• _Task statement_: From the listing below, work out how many lines contain "this". Reply with that number only.

• _Material supplied_:
* start *

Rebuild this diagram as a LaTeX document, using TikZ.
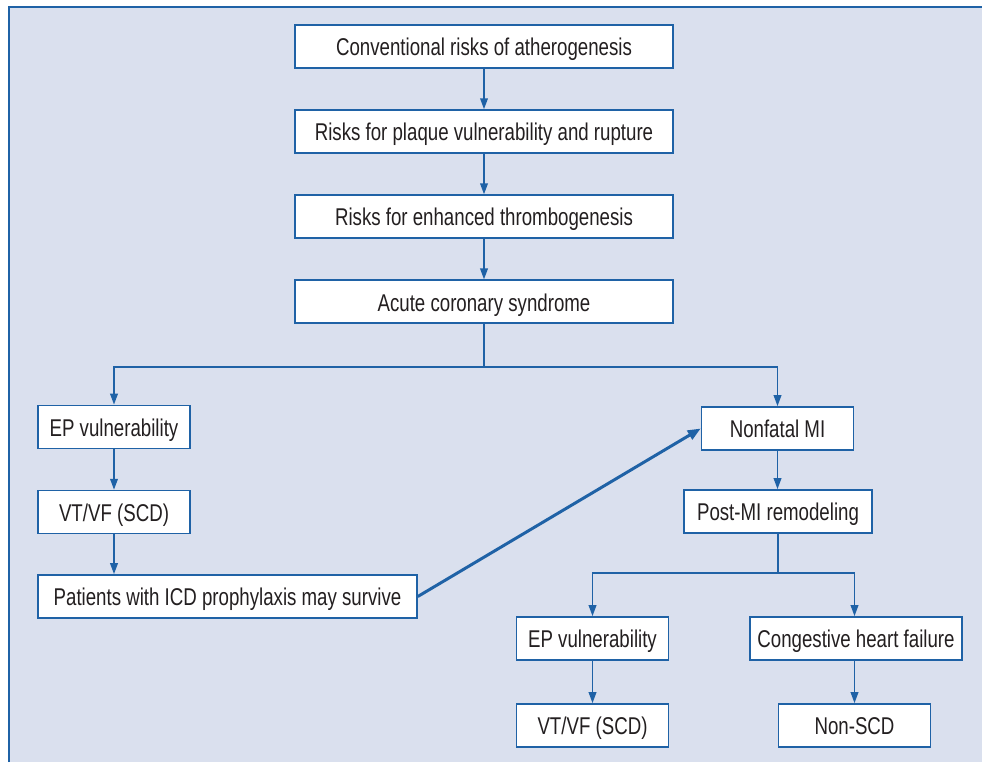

* end *
* start *

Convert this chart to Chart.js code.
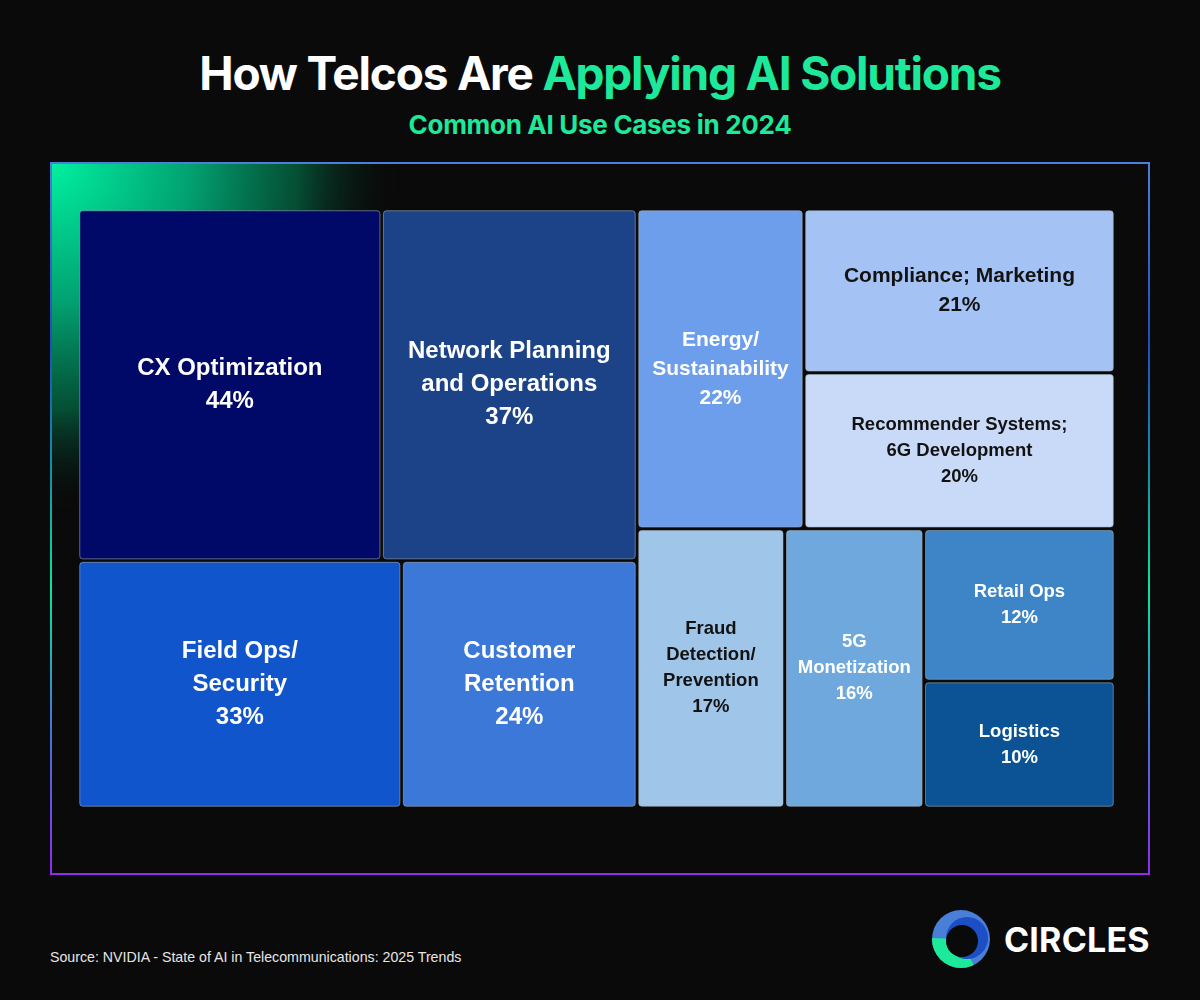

* end *
* start *

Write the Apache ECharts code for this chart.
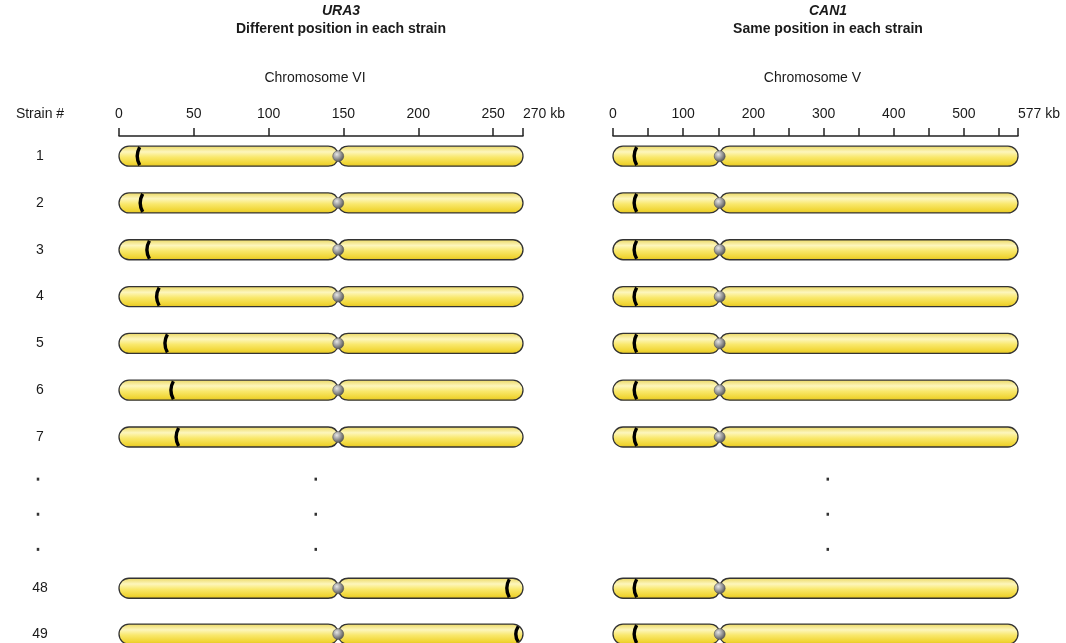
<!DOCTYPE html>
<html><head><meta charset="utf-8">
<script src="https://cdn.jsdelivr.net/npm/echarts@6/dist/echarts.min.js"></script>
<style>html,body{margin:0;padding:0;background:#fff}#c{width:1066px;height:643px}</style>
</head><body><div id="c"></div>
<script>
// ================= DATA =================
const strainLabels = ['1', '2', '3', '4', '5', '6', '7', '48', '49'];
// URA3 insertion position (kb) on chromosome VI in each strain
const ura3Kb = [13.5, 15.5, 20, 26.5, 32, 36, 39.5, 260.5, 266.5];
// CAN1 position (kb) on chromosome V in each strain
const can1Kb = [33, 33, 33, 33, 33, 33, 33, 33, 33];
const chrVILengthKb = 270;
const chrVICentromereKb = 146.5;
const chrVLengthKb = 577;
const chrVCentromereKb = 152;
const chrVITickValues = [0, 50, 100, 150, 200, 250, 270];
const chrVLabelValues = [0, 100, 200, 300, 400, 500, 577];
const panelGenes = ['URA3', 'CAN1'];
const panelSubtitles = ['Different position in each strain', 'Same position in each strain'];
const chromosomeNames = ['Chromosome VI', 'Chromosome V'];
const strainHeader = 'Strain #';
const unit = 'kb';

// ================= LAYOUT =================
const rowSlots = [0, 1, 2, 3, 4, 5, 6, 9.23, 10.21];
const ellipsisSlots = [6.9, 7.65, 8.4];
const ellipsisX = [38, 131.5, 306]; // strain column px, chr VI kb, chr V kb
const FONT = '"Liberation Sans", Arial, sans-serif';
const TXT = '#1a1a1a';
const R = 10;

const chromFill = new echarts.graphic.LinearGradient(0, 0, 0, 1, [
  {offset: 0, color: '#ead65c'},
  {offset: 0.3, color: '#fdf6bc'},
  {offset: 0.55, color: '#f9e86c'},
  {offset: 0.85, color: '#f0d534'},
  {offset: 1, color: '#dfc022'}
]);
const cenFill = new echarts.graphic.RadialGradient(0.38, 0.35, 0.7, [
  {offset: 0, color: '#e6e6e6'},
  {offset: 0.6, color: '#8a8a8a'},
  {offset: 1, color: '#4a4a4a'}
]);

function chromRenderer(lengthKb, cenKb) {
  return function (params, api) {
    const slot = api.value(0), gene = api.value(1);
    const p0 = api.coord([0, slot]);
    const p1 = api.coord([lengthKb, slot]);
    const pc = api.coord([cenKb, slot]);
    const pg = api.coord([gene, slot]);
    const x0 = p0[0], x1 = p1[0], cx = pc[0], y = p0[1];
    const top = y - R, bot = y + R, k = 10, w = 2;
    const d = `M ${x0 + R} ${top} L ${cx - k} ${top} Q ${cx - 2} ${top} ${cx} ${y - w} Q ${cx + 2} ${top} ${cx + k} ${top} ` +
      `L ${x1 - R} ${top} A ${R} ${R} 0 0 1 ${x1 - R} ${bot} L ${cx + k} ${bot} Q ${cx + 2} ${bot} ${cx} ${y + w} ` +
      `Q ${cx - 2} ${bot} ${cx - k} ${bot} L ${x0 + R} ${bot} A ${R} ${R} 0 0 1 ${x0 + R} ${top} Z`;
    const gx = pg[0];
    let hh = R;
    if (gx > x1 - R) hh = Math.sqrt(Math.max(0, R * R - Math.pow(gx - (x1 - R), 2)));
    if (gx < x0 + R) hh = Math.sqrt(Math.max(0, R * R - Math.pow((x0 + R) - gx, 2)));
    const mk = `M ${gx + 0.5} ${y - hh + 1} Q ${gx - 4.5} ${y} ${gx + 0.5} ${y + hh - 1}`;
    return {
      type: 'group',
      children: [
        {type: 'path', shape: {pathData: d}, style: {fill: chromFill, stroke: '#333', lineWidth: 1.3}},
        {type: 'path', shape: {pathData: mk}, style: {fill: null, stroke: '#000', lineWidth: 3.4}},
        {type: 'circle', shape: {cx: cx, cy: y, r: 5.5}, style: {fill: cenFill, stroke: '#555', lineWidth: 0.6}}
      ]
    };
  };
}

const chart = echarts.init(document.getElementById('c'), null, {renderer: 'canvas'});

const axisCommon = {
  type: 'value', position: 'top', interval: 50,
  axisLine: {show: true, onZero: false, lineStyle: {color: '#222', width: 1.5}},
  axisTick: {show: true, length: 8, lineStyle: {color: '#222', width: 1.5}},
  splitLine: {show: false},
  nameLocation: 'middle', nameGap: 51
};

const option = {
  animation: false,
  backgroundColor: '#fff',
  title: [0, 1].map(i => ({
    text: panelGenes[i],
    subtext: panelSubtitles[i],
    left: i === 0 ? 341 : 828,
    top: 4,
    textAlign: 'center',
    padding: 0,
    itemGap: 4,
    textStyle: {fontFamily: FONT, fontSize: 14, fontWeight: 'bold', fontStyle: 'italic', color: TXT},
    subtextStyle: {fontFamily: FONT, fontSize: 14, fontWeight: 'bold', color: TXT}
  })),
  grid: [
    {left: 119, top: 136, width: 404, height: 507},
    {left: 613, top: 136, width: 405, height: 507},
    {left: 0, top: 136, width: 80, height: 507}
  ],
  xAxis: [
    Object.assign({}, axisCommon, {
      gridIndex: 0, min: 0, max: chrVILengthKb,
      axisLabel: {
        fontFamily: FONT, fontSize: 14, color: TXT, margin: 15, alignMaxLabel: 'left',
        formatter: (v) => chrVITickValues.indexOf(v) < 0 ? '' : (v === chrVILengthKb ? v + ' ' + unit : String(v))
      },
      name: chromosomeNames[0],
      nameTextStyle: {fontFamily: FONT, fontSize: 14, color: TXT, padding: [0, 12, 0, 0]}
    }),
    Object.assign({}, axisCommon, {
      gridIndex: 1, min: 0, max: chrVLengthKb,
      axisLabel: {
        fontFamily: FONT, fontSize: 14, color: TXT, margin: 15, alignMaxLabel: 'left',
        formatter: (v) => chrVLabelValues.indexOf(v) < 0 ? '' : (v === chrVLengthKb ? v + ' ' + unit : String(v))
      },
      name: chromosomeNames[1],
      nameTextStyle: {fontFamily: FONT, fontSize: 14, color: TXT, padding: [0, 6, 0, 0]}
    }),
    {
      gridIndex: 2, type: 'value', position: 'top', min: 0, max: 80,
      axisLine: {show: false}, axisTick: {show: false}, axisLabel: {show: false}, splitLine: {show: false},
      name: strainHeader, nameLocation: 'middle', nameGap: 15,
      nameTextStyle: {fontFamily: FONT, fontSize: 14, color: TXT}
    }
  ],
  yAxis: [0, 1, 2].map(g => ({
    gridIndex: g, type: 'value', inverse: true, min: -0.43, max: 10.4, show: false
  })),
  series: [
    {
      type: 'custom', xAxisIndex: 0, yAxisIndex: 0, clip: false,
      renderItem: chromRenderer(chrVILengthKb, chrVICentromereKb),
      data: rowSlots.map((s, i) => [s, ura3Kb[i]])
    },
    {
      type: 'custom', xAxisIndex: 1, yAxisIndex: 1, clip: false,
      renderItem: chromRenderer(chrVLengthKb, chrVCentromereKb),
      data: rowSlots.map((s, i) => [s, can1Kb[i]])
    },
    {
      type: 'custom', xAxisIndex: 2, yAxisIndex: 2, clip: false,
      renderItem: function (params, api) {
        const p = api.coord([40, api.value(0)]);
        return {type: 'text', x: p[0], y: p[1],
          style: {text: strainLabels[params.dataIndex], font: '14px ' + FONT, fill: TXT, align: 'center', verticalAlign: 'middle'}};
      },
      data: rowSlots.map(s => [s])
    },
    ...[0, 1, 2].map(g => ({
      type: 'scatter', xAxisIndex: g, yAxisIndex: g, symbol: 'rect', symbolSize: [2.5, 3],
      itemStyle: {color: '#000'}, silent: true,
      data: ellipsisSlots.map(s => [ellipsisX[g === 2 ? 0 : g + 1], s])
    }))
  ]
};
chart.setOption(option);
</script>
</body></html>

* end *

• _Exercise solution_: 3